I choose my own music based on sound. I rarely know what the instrumentalists look like when I listen to new music on internet "radio." I like what I like and I could care less what the musicians look like. Blind auditions sound like a good idea for me because I do it all the time when I hear new music and then make an intuitive judgment as to whether I like that music.
I believe that the NYT needs to be avoid assuming that there is something wrong just because membership in a profession doesn't reflect the population at large. This argument, which is increasingly putting the focus on every profession, and which claims that every profession and college class must be representative is growing into an obsession these days. Where else should we apply it? Is there something wrong when those who are gospel choir singers, professional football and basketball players, jazz musicians and hip hop musicians lack the proportion of whites (or Asians) that one finds in the general population? The logic applied by the NYT article is the same logic that would conclude that police officers are sexist because 73% of people arrested in the U.S. are men. Men are arrested more often because then commit more crimes than women. Why aren't there more men teaching kindergarten? Why are there not more women car mechanics? Why are only 43% of college students men? It is not surprising that demographics of every group don't represent the U.S. population at large.

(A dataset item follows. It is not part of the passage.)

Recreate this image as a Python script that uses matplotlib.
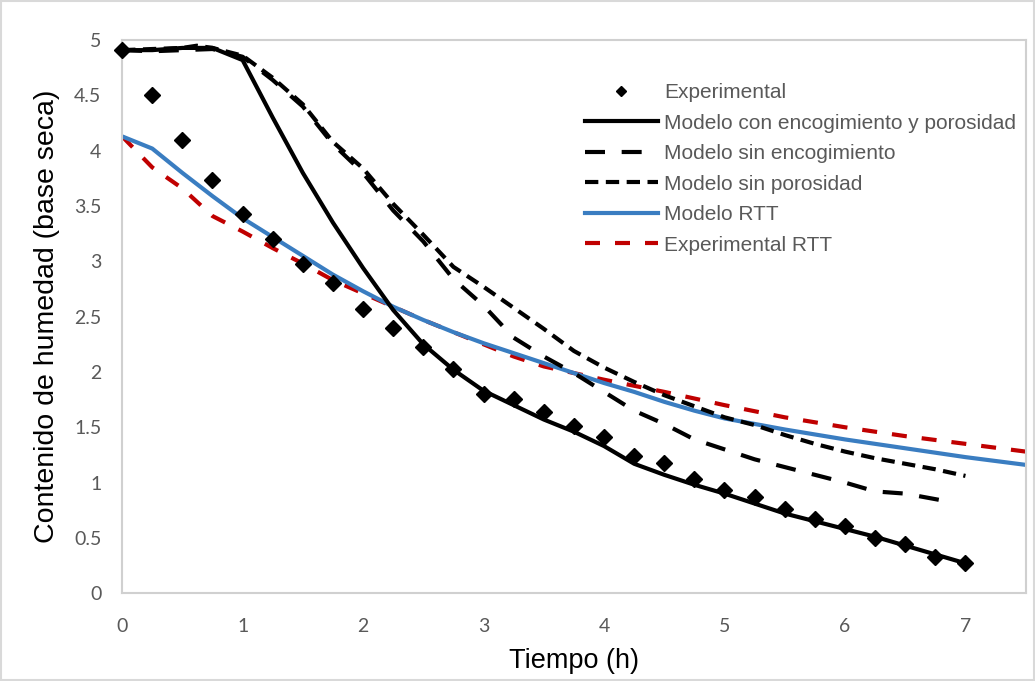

I applaud organizations that take a special interest in offering education and training to Blacks who aspire to become professional classical musicians. It would be great if everyone who is interested in classical music had the opportunity to be exposed to that genre along with opportunities to perform and excel.
*I don't like to use the term Asians, in that it awkwardly and crudely lumps together people from many different countries. But this is the term used by the Slate article. I also consider it destructive to lump people into the cartoonish categories of "black" and "white." See also here. I need to also make it clear that while I think racial categorization of any type of pernicious, I am aware that bigotry exists in many places--many people do categorize others in these ways and discriminate against them based on these categories. Wherever bigotry exists, it should be vigorously prosecuted and socially condemned.